25 Sep 2017

 
  

September 29, 2013 - Filed under: Antique Bonheur De Jour — Mandy

bonheur du jour (in French, bonheur de jour, meaning “daytime delight”) is a type of lady’s writing desk. It was introduced in Paris by one of the interior decorators and purveyors of fashionable novelties called marchands merciers about 1760, and speedily became intensely fashionable. The bonheur du jour is always very light and graceful, with a decorated back, since it often did not stand against the wall (meuble meublant) but was moved about the room (meuble volant); its special characteristic is a raised back, which may form a little cabinet or a nest of drawers, or open shelves, which might be closed with a tambour may simply be fitted with a mirror.

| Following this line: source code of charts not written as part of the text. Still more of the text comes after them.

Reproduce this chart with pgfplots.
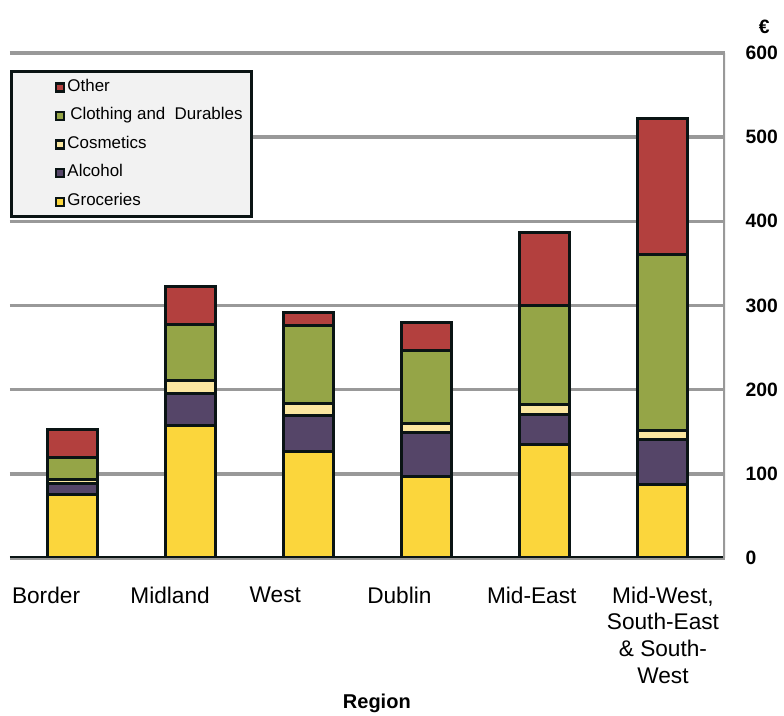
\documentclass[border=0pt]{standalone}
\usepackage{pgfplots}
\pgfplotsset{compat=1.18}
\usepackage{fontspec}
\setmainfont{Liberation Sans}
\definecolor{cGro}{HTML}{FBD63C}
\definecolor{cAlc}{HTML}{554568}
\definecolor{cCos}{HTML}{FBE7A1}
\definecolor{cClo}{HTML}{95A547}
\definecolor{cOth}{HTML}{B3403E}
\definecolor{cOut}{HTML}{0A1414}
\definecolor{cGrid}{HTML}{999999}
\definecolor{cLeg}{HTML}{F2F2F2}
\begin{document}
\begin{tikzpicture}
\begin{axis}[
  name=ax,
  scale only axis,
  width=536.25pt, height=378.75pt,
  xmin=-0.525, xmax=5.525,
  ymin=0, ymax=600,
  ybar stacked,
  bar width=37.5pt,
  xtick={-0.22,0.83,1.72,2.77,3.89,5},
  xticklabels={Border, Midland, West, Dublin, Mid-East, {Mid-West,\\South-East\\\&~South-\\West}},
  xticklabel style={align=center, font=\fontsize{17}{20}\selectfont, anchor=north, yshift=-18pt},
  ytick={0,100,...,600},
  ytick pos=right,
  yticklabel pos=right,
  yticklabel style={anchor=west, xshift=12pt, font=\fontsize{14.5}{16}\selectfont\bfseries},
  /pgf/number format/assume math mode=true,
  major tick length=0pt,
  ymajorgrids,
  grid style={draw=cGrid, line width=2.6pt},
  axis line style={draw=none},
  xlabel={Region},
  xlabel style={at={(axis description cs:0.5,0)}, anchor=center, yshift=-109pt, xshift=7pt, font=\fontsize{15}{17}\selectfont\bfseries},
  ylabel={\texteuro},
  ylabel style={at={(axis description cs:1,1)}, anchor=center, rotate=-90, xshift=29.5pt, yshift=19.5pt, font=\fontsize{14.5}{16}\selectfont\bfseries},
  every axis plot/.append style={draw=cOut, line width=2.25pt},
  legend cell align=left,
  reverse legend,
  legend style={at={(0,0.966)}, anchor=north west, fill=cLeg, draw=cOut, line width=2.25pt,
    inner xsep=5pt, inner ysep=1pt,
    font=\fontsize{12.7}{14}\selectfont,
    nodes={inner xsep=2pt, inner ysep=4.7pt, text height=9pt, text depth=3pt},
    row sep=0pt},
  legend image code/.code={\path (0pt,0pt); \draw[#1, draw=cOut, line width=1.7pt] (27pt,-3.2pt) rectangle (33pt,2.8pt);},
]
\addplot[fill=cGro] coordinates {(0,76) (1,157) (2,127) (3,97) (4,135) (5,87)};
\addplot[fill=cAlc] coordinates {(0,12) (1,39) (2,42) (3,52) (4,36) (5,54)};
\addplot[fill=cCos] coordinates {(0,5) (1,15) (2,15) (3,11) (4,11) (5,10)};
\addplot[fill=cClo] coordinates {(0,26) (1,66) (2,92) (3,87) (4,118) (5,209)};
\addplot[fill=cOth] coordinates {(0,34) (1,45) (2,16) (3,33) (4,87) (5,162)};
\legend{Groceries, Alcohol, Cosmetics, {\,Clothing and\ \ Durables}, Other}
\draw[cGrid, line width=2.6pt] (rel axis cs:1,0) -- (rel axis cs:1,1);
\draw[cOut, line width=3pt] (rel axis cs:0,0) -- (rel axis cs:1,0);
\end{axis}
\pgfresetboundingbox
\path[use as bounding box] ([xshift=-7.5pt,yshift=-118.5pt]ax.south west) rectangle ([xshift=44.25pt,yshift=39.75pt]ax.north east);
\end{tikzpicture}
\end{document}
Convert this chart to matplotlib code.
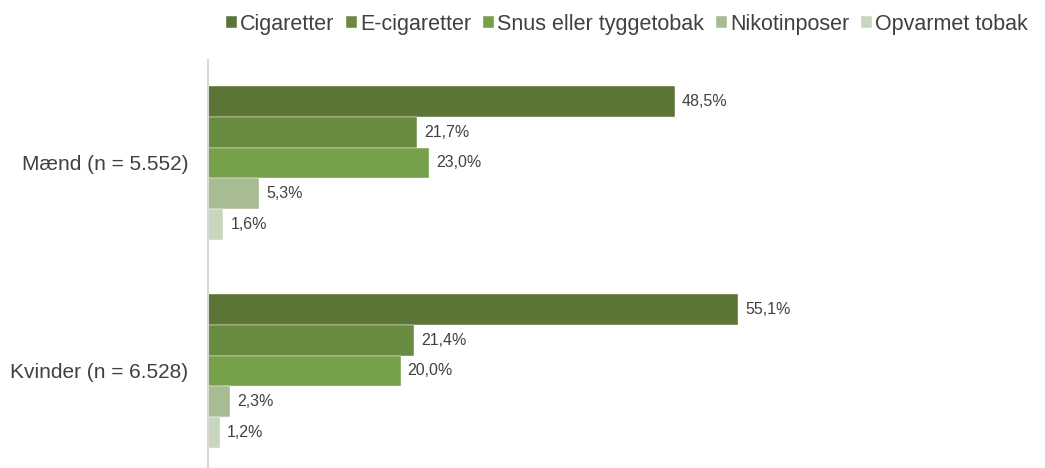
import matplotlib.pyplot as plt
import numpy as np

plt.rcParams['font.family'] = ['Liberation Sans', 'DejaVu Sans']

groups = ['Mænd (n = 5.552)', 'Kvinder (n = 6.528)']
series = ['Cigaretter', 'E-cigaretter', 'Snus eller tyggetobak', 'Nikotinposer', 'Opvarmet tobak']
values = [
    [48.5, 55.1],
    [21.7, 21.4],
    [23.0, 20.0],
    [5.3, 2.3],
    [1.6, 1.2],
]
colors = ['#5A7536', '#6A8C40', '#76A04A', '#A8BC94', '#C8D6BE']

fig = plt.figure(figsize=(10.45, 4.68), dpi=100)
# axes in pixels: left 208, top 60, bottom 467
ax = fig.add_axes([208 / 1045, 1 - 467 / 468, (1030 - 208) / 1045, (467 - 60) / 468])

bar_h = 0.1475
y = np.arange(len(groups))
n = len(series)
for i, (name, vals, c) in enumerate(zip(series, values, colors)):
    pos = y + (i - (n - 1) / 2) * bar_h
    ax.barh(pos, vals, height=bar_h, color=c, label=name,
            edgecolor='white', linewidth=0.3)
    for p, v in zip(pos, vals):
        ax.text(v + 0.75, p, f'{v:.1f}%'.replace('.', ','), va='center', ha='left',
                fontsize=11.5, color='#404040')

ax.set_xlim(0, 85.4)
ax.set_ylim(1 + (467 - 371) / 208, 0 - (163 - 60) / 208)
ax.set_yticks(y)
ax.set_yticklabels(groups, fontsize=15, color='#404040')
ax.tick_params(axis='y', length=0, pad=14)
ax.set_xticks([])
for s in ['top', 'right', 'bottom']:
    ax.spines[s].set_visible(False)
ax.spines['left'].set_color('#D9D9D9')
ax.spines['left'].set_linewidth(1.5)

fig.legend(loc='upper right', bbox_to_anchor=(1.002, 1.012), ncol=5, frameon=False,
           fontsize=15.5, handlelength=0.5, handleheight=0.5, handletextpad=0.15,
           columnspacing=0.55, labelcolor='#404040')

fig.savefig('out.png', dpi=100)
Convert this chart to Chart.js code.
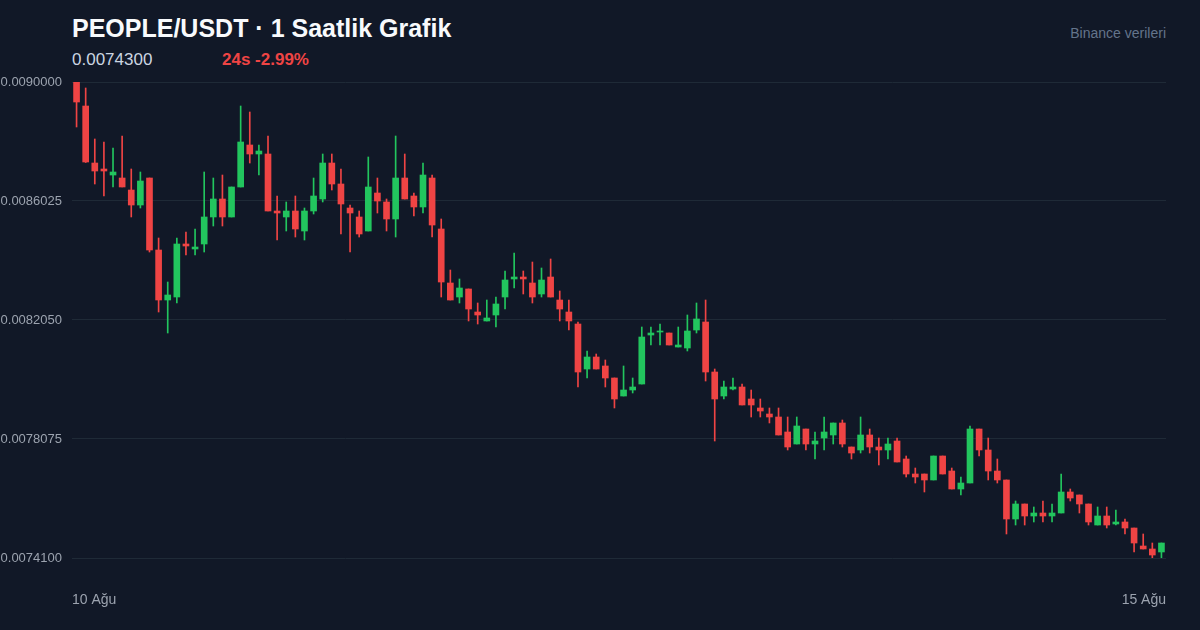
<!DOCTYPE html>
<html>
<head>
<meta charset="utf-8">
<script src="https://cdn.jsdelivr.net/npm/chart.js@4.4.1/dist/chart.umd.min.js"></script>
<style>
  html, body { margin: 0; padding: 0; background: #111827; }
  body { width: 1200px; height: 630px; position: relative; overflow: hidden;
         font-family: "Liberation Sans", Arial, Helvetica, sans-serif; }
  .title { position: absolute; left: 72px; top: 16px; font-size: 25px; line-height: 25px;
           font-weight: bold; color: #f8fafc; white-space: nowrap; }
  .price { position: absolute; left: 72px; top: 51px; font-size: 17px; line-height: 17px;
           color: #cbd5e1; white-space: nowrap; }
  .change { position: absolute; left: 222px; top: 51px; font-size: 17px; line-height: 17px;
            font-weight: bold; color: #ef4444; white-space: nowrap; }
  .source { position: absolute; right: 34px; top: 26px; font-size: 14px; line-height: 14px;
            color: #64748b; white-space: nowrap; }
  canvas { position: absolute; left: 0; top: 0; }
</style>
</head>
<body>
<div class="title">PEOPLE/USDT · 1 Saatlik Grafik</div>
<div class="price">0.0074300</div>
<div class="change">24s -2.99%</div>
<div class="source">Binance verileri</div>
<canvas id="candles" width="1200" height="630"></canvas>
<script>
// hourly candles, 10 Ağu -> 15 Ağu
const openP = [
  0.0090000, 0.0089198, 0.0087294, 0.0087094, 0.0086893, 0.0086793, 0.0086392, 0.0085891, 0.0086793, 0.0084388,
  0.0082718, 0.0082818, 0.0084589, 0.0084422, 0.0084589, 0.0085491, 0.0086092, 0.0085491, 0.0086493, 0.0087896,
  0.0087595, 0.0087595, 0.0085691, 0.0085491, 0.0085691, 0.0085023, 0.0085691, 0.0086092, 0.0087294, 0.0086593,
  0.0085791, 0.0085491, 0.0085023, 0.0086292, 0.0085992, 0.0085424, 0.0086793, 0.0086192, 0.0085825, 0.0086793,
  0.0085090, 0.0083286, 0.0082818, 0.0083086, 0.0082317, 0.0082017, 0.0082217, 0.0082818, 0.0083420, 0.0083486,
  0.0083286, 0.0082919, 0.0083486, 0.0082718, 0.0082317, 0.0081916, 0.0080413, 0.0080814, 0.0080514, 0.0080113,
  0.0079511, 0.0079712, 0.0079912, 0.0081549, 0.0081649, 0.0081616, 0.0081148, 0.0081115, 0.0081716, 0.0081983,
  0.0080313, 0.0079511, 0.0079745, 0.0079812, 0.0079411, 0.0079111, 0.0078910, 0.0078810, 0.0078309, 0.0077908,
  0.0078409, 0.0077908, 0.0078108, 0.0078209, 0.0078610, 0.0077808, 0.0077708, 0.0078209, 0.0077808, 0.0077708,
  0.0078008, 0.0077407, 0.0076906, 0.0076906, 0.0076706, 0.0077507, 0.0077006, 0.0076405, 0.0076605, 0.0078409,
  0.0077708, 0.0077006, 0.0076706, 0.0075403, 0.0075904, 0.0075503, 0.0075603, 0.0075503, 0.0075603, 0.0076305,
  0.0076205, 0.0075904, 0.0075202, 0.0075503, 0.0075236, 0.0075303, 0.0075102, 0.0074501, 0.0074401, 0.0074301
];
const highP = [
  0.0090000, 0.0089800, 0.0088096, 0.0087996, 0.0087795, 0.0088196, 0.0087094, 0.0086994, 0.0086793, 0.0084789,
  0.0083319, 0.0084789, 0.0084990, 0.0085090, 0.0086994, 0.0086793, 0.0086893, 0.0086493, 0.0089198, 0.0088998,
  0.0087896, 0.0088196, 0.0086192, 0.0085992, 0.0086192, 0.0085791, 0.0086793, 0.0087595, 0.0087595, 0.0087094,
  0.0085891, 0.0085691, 0.0087495, 0.0086793, 0.0086092, 0.0088196, 0.0087595, 0.0086292, 0.0087294, 0.0086893,
  0.0085424, 0.0083720, 0.0083420, 0.0083086, 0.0082618, 0.0082718, 0.0082818, 0.0083687, 0.0084288, 0.0083687,
  0.0083987, 0.0083787, 0.0084088, 0.0083019, 0.0082718, 0.0081983, 0.0081015, 0.0080914, 0.0080714, 0.0080113,
  0.0080514, 0.0080113, 0.0081816, 0.0081816, 0.0081916, 0.0081616, 0.0081816, 0.0082217, 0.0082618, 0.0082718,
  0.0080413, 0.0080012, 0.0080113, 0.0079912, 0.0079712, 0.0079411, 0.0079111, 0.0079111, 0.0078810, 0.0078810,
  0.0078409, 0.0078309, 0.0078810, 0.0078610, 0.0078710, 0.0077808, 0.0078810, 0.0078409, 0.0078108, 0.0078108,
  0.0078108, 0.0077507, 0.0077106, 0.0076906, 0.0077507, 0.0077507, 0.0077106, 0.0076806, 0.0078509, 0.0078409,
  0.0078108, 0.0077407, 0.0076706, 0.0076004, 0.0075904, 0.0075804, 0.0076004, 0.0075904, 0.0076906, 0.0076405,
  0.0076205, 0.0075904, 0.0075804, 0.0075804, 0.0075703, 0.0075403, 0.0075102, 0.0074902, 0.0074601, 0.0074601
];
const lowP = [
  0.0088497, 0.0087311, 0.0086593, 0.0086192, 0.0086493, 0.0086493, 0.0085491, 0.0085791, 0.0084321, 0.0082317,
  0.0081616, 0.0082618, 0.0084221, 0.0084221, 0.0084321, 0.0085190, 0.0085190, 0.0085491, 0.0086493, 0.0087294,
  0.0086893, 0.0085691, 0.0084722, 0.0085023, 0.0084822, 0.0084722, 0.0085591, 0.0085992, 0.0086392, 0.0084923,
  0.0084321, 0.0084822, 0.0085023, 0.0085624, 0.0085023, 0.0084822, 0.0086092, 0.0085524, 0.0085624, 0.0084822,
  0.0082818, 0.0082718, 0.0082618, 0.0082017, 0.0081916, 0.0082017, 0.0081816, 0.0082417, 0.0083119, 0.0082919,
  0.0082618, 0.0082818, 0.0082818, 0.0082017, 0.0081716, 0.0079812, 0.0080113, 0.0080413, 0.0079812, 0.0079111,
  0.0079511, 0.0079612, 0.0079912, 0.0081215, 0.0081215, 0.0081215, 0.0081148, 0.0081015, 0.0081616, 0.0080012,
  0.0078008, 0.0079411, 0.0079712, 0.0079211, 0.0078810, 0.0078810, 0.0078610, 0.0078209, 0.0077708, 0.0077908,
  0.0077708, 0.0077407, 0.0077708, 0.0077908, 0.0077808, 0.0077407, 0.0077607, 0.0077607, 0.0077207, 0.0077407,
  0.0077307, 0.0076806, 0.0076605, 0.0076305, 0.0076706, 0.0076906, 0.0076405, 0.0076205, 0.0076605, 0.0077507,
  0.0076706, 0.0076605, 0.0074902, 0.0075202, 0.0075202, 0.0075303, 0.0075303, 0.0075303, 0.0075603, 0.0076004,
  0.0075603, 0.0075202, 0.0075202, 0.0075102, 0.0075202, 0.0074902, 0.0074301, 0.0074401, 0.0074100, 0.0074100
];
const closeP = [
  0.0089332, 0.0087328, 0.0087027, 0.0087027, 0.0086994, 0.0086493, 0.0085891, 0.0086693, 0.0084388, 0.0082718,
  0.0082885, 0.0084589, 0.0084522, 0.0084488, 0.0085491, 0.0086092, 0.0085491, 0.0086493, 0.0087996, 0.0087595,
  0.0087695, 0.0085691, 0.0085624, 0.0085691, 0.0085090, 0.0085691, 0.0086192, 0.0087294, 0.0086593, 0.0085925,
  0.0085624, 0.0084923, 0.0086493, 0.0086025, 0.0085424, 0.0086793, 0.0086092, 0.0085825, 0.0086893, 0.0085223,
  0.0083319, 0.0082718, 0.0083119, 0.0082417, 0.0082217, 0.0082117, 0.0082585, 0.0083386, 0.0083486, 0.0083420,
  0.0082818, 0.0083386, 0.0082818, 0.0082417, 0.0082017, 0.0080313, 0.0080814, 0.0080413, 0.0080113, 0.0079411,
  0.0079712, 0.0079812, 0.0081482, 0.0081616, 0.0081683, 0.0081215, 0.0081215, 0.0081683, 0.0082084, 0.0080313,
  0.0079411, 0.0079812, 0.0079812, 0.0079211, 0.0079211, 0.0079010, 0.0078810, 0.0078209, 0.0077808, 0.0078509,
  0.0077908, 0.0078008, 0.0078309, 0.0078610, 0.0077908, 0.0077607, 0.0078209, 0.0077808, 0.0077708, 0.0077908,
  0.0077307, 0.0076906, 0.0076806, 0.0076706, 0.0077507, 0.0076906, 0.0076405, 0.0076605, 0.0078409, 0.0077708,
  0.0077006, 0.0076706, 0.0075403, 0.0075904, 0.0075503, 0.0075603, 0.0075503, 0.0075603, 0.0076305, 0.0076104,
  0.0075904, 0.0075303, 0.0075503, 0.0075202, 0.0075303, 0.0075102, 0.0074601, 0.0074401, 0.0074200, 0.0074601
];
const priceTicks = [0.0074100, 0.0078075, 0.0082050, 0.0086025, 0.0090000];
const dateLabels = ['10 Ağu', '15 Ağu'];

const UP = '#22c55e';
const DOWN = '#ef4444';
const candleColor = (ctx) => closeP[ctx.dataIndex] >= openP[ctx.dataIndex] ? UP : DOWN;

const bodies = openP.map((o, i) => ({ x: i, y: [o, closeP[i]] }));
const wicks = lowP.map((l, i) => ({ x: i, y: [l, highP[i]] }));

new Chart(document.getElementById('candles'), {
  type: 'bar',
  data: {
    datasets: [
      { data: bodies, backgroundColor: candleColor, barThickness: 6, grouped: false, minBarLength: 1, borderWidth: 0 },
      { data: wicks, backgroundColor: candleColor, barThickness: 1, grouped: false, borderWidth: 0 }
    ]
  },
  options: {
    responsive: false,
    animation: false,
    devicePixelRatio: 1,
    layout: { padding: { top: 82, right: 34, bottom: 0, left: 0 } },
    plugins: { legend: { display: false }, tooltip: { enabled: false } },
    scales: {
      x: {
        type: 'linear',
        min: -0.5,
        max: openP.length - 0.5,
        offset: false,
        grid: { display: false },
        border: { display: false },
        afterBuildTicks: (axis) => { axis.ticks = [{ value: -0.5 }, { value: openP.length - 0.5 }]; },
        afterFit: (axis) => { axis.height = 72; },
        ticks: {
          autoSkip: false,
          maxRotation: 0,
          align: 'inner',
          padding: 26,
          color: '#9ca3af',
          font: { family: '"Liberation Sans", Arial, sans-serif', size: 14 },
          callback: (v, i) => dateLabels[i]
        }
      },
      y: {
        min: priceTicks[0],
        max: priceTicks[priceTicks.length - 1],
        grid: { color: '#1f2a37', lineWidth: 1, drawTicks: false },
        border: { display: false },
        afterBuildTicks: (axis) => { axis.ticks = priceTicks.map(v => ({ value: v })); },
        afterFit: (axis) => { axis.width = 72; },
        ticks: {
          padding: 10,
          color: '#9ca3af',
          font: { family: '"Liberation Sans", Arial, sans-serif', size: 13 },
          callback: (v) => Number(v).toFixed(7)
        }
      }
    }
  }
});
</script>
</body>
</html>
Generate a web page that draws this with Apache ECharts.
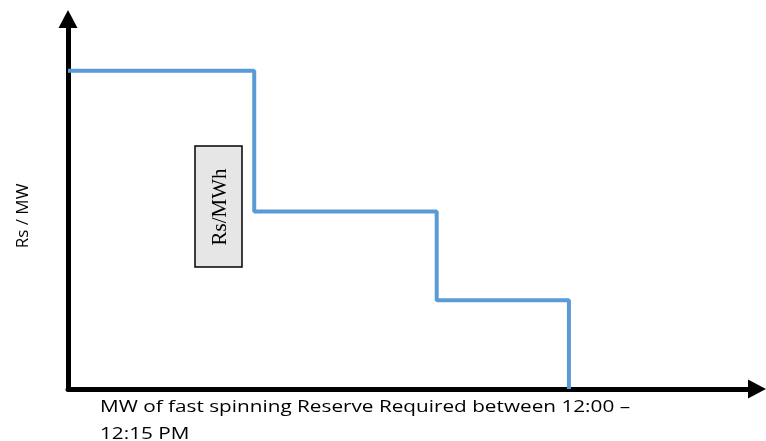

The top, often surrounded with a chased and gilded bronze gallery, serves for placing small ornaments. Beneath the writing surface there is usually a single drawer, often neatly fitted for toiletries or writing supplies. Early examples were raised on slender cabriole legs; under the influence of neoclassicism, examples made after about 1775 had straight, tapering legs. The marchand-mercier Simon-Philippe Poirier had the idea of mounting bonheurs du jour with specially-made plaques of Sevres porcelain that he commissioned and for which he had a monopoly; the earliest Sèvres-mounted bonheur du jours are datable from the marks under their plaques to 1766-67. The choicer examples of the time are inlaid with marquetry or panels of Oriental lacquer, banded with exotic woods, with gilt-bronze mounts.